The product of these expeditions, both solitary and shared, is “Dark Rhymes”: a book that sings and displays, in beating rhymes as dark as the old Celtic ballads, and in pictures that light up visions of thousand-year-old nights, eighteen human stories of disaster.

Possibly leading towards a glimmer at the end of the darkness: the flickering light at the end of the fairy-tale wood. Difficult to make out, just as “it is difficult to find the dawn in the dusk”, as attiato sang. But he is heartened by Leonard Cohen: “There is a crack, a crack in everything, that's how the light gets in”.

The tower  | Galleria interna
The soul  | Galleria interna

THE EXHIBITION

The exhibition leafs through and scatters this Black Work around the Palaexpo’s bookshop. And the dark book, as though persuaded to do so by all those brother books, dissolves, opens up and shows itself: large panels reproduce its pages, its pictures and its verses; showcases display the original illustrations.

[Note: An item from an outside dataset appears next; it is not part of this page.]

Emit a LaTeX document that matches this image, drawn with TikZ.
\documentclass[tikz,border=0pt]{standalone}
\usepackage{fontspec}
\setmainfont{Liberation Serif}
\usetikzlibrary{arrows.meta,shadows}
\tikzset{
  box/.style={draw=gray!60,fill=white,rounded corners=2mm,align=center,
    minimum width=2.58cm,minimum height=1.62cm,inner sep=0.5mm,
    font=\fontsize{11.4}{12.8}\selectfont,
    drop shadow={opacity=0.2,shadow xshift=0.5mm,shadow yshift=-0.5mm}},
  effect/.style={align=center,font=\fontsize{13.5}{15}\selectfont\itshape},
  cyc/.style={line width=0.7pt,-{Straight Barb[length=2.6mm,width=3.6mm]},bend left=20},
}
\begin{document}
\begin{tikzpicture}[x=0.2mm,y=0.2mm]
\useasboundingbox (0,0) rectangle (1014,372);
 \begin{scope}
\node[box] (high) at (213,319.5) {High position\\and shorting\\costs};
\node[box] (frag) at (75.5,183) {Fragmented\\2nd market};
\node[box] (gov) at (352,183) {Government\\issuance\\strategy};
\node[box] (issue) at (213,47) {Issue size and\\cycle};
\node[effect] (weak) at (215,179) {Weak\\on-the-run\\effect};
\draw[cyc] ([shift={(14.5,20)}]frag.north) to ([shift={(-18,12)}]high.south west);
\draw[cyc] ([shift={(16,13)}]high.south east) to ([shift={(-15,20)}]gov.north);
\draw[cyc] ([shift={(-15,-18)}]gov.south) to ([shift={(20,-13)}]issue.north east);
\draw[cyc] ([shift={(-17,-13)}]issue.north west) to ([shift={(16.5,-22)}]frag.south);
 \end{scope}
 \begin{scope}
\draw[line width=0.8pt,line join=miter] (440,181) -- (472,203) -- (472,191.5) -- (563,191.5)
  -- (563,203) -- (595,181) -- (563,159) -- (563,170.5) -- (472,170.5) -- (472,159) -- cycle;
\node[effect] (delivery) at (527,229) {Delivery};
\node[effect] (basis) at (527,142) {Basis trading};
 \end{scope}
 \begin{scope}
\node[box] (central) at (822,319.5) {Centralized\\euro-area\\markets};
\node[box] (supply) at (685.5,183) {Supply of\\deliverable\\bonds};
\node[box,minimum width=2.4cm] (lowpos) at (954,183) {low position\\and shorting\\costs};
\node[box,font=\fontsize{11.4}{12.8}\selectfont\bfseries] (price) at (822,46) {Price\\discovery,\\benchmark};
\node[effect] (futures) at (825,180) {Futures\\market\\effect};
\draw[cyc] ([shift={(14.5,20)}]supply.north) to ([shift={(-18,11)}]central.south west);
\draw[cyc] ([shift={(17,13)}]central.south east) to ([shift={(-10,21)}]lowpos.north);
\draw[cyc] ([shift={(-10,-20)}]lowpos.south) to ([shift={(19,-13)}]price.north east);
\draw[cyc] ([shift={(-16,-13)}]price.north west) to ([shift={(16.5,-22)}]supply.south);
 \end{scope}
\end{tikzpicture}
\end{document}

But the exhibition does more. People today often use the expression “immersive exhibition”, and this time the immersion is literal. The book does not confine itself to opening up, it becomes transparent through glimmers, offering for display the first brief glimpses of its endless underlying layers. The two authors’

sources of inspiration, the few of which they are aware, surface from the darkness beyond the page, where the reader’s gaze cannot reach, and appear in the exhibition.

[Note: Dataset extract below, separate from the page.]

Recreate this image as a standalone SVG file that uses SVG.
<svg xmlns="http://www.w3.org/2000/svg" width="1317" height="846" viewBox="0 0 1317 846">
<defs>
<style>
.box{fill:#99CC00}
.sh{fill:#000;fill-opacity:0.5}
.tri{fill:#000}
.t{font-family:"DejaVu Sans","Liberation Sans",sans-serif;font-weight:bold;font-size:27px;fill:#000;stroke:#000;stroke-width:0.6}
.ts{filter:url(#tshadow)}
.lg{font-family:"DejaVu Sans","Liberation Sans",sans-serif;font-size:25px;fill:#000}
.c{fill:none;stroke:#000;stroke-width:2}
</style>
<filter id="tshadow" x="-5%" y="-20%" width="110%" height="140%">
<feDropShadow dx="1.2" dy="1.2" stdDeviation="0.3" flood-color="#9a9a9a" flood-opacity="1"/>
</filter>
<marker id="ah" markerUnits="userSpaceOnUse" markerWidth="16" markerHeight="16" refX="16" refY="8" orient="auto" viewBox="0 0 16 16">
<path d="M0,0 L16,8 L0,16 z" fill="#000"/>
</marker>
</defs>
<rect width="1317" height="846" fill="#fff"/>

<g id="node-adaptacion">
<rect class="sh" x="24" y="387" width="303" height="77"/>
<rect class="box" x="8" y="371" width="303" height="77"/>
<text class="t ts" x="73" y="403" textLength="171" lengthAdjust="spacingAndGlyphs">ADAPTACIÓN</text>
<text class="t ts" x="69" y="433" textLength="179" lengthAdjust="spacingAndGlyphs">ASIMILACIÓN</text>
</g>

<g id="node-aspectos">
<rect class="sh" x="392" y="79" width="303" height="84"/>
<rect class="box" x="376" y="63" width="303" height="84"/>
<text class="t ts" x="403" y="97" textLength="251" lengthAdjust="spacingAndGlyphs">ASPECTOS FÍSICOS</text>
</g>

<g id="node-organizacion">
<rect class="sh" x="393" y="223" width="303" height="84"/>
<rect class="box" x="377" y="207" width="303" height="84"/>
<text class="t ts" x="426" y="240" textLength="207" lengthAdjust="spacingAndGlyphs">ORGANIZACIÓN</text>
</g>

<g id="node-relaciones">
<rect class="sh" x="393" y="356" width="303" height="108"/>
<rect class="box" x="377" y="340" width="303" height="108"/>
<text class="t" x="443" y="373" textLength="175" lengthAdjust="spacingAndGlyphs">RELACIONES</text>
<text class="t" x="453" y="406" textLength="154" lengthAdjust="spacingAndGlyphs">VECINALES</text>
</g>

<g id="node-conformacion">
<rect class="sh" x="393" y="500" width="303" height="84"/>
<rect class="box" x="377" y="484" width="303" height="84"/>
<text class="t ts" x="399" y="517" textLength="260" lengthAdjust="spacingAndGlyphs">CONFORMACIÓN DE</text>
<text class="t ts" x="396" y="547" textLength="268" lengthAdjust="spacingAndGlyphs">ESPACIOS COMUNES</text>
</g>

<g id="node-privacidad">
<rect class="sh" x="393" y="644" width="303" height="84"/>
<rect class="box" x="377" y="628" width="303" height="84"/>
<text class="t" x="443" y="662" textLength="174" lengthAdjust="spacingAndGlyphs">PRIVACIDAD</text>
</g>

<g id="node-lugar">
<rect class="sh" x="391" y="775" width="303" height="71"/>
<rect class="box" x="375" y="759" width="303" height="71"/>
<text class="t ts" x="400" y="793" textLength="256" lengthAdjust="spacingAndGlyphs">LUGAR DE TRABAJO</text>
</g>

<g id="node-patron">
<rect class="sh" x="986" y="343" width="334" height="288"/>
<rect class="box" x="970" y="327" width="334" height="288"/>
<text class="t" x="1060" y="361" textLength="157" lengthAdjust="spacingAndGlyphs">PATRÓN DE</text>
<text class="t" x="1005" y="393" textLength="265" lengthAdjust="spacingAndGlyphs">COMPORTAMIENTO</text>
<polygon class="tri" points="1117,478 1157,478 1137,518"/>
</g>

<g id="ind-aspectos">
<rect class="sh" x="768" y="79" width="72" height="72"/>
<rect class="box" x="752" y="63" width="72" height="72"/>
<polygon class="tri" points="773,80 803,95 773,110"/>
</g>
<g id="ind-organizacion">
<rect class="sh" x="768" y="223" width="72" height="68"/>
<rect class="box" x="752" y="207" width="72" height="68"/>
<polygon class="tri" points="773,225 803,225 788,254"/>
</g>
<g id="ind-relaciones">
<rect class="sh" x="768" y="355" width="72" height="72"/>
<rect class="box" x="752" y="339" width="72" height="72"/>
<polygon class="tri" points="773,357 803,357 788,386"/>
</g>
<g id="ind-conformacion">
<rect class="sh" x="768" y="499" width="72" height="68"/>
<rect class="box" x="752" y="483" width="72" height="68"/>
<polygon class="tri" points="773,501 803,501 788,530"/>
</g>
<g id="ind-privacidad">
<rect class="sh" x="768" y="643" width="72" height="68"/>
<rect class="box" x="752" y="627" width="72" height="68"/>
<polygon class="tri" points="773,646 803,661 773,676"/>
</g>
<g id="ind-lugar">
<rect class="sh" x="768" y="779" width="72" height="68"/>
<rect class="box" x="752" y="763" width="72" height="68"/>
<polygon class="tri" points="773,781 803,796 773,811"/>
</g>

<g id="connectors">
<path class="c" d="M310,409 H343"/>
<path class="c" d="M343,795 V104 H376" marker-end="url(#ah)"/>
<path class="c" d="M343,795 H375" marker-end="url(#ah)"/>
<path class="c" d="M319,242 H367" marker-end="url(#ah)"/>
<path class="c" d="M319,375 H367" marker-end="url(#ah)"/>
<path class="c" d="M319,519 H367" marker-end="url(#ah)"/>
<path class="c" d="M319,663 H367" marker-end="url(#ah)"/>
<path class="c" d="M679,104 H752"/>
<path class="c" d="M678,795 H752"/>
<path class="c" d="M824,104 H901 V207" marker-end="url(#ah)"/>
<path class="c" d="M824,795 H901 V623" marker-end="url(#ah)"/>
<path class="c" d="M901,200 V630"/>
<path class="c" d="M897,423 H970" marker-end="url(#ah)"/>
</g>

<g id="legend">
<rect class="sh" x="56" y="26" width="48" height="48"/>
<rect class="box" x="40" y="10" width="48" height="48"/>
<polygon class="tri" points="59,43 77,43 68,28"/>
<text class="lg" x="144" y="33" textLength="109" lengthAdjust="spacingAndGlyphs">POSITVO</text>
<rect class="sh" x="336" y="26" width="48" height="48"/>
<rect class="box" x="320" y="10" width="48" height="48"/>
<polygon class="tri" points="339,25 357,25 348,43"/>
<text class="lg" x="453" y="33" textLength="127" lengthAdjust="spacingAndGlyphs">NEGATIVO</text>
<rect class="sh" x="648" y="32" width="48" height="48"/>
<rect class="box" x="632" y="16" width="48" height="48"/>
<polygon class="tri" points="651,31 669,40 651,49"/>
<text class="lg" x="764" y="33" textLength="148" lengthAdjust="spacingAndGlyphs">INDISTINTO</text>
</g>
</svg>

Shining the light on the sources’ puppet strings, on quotes and assonances and filiations, is normally the job of critics, of historians or of third parties. This time it is the authors themselves who reveal their secret sources. Who display them physically enclosed in showcases beneath the works that they spawned. So beneath Abbatiello’s plates we have reproductions of Odilon Redon, Brueghel the Elder and Adolphe Appia. While beneath Tognolini’s verses we have open books by Bufalino, reproductions of ancient Psalms, and Lep Zeppelin and Leonard Cohen album sleeves.

In revealing the hidden strings, do the two authors not fear disenchantment? No, not in the least. Like puppet masters who remove the veil of backdrops and props at the end of the show, and the audience sees the strings and an “Oh!” of fresh enchantment is sparked. The strings of art are veins of mastery that bind each work to another. Seeing that a girl has her grandfather’s eyes does not make her any less beautiful in our own eyes. And when the revealing puppet masters allow the veils to drop once more, Orlando will return to pirouetting more alive than ever before, the strings will disappear again, and the song of poetry will become spell-binding again. Perhaps, the exhibition tell us, even more spell-binding than before.

Immagine singola

Antonella Abbatiello was born in Scandicci (Florence) and lives in Rome. Graduated from the Academy of Fine Arts in Rome, at the course of Scenography held by Toti Scialoja, she collaborated with Emanuele Luzzati, Giulio Gianini, Leo Lionni. She is the author and illustrator of countless children's books, published in Italy and abroad.

 

Bruno Tognolini was born in Cagliari, studied at DAMS in Bologna, and now lives a little in Bologna, a little in Lecce, and a little on the road in the thousand meetings with readers. After a decade of theater in the eighties, he has been an author 'for children and their adults' for thirty years. He wrote poems, novels and short stories (over forty-five titles with the major national publishers), television programs (four years of Albero Azzurro and eleven of Melevisione), theatrical texts, essays, video games, songs and other narratives. He was awarded the Andersen Prize in 2007 and 2011.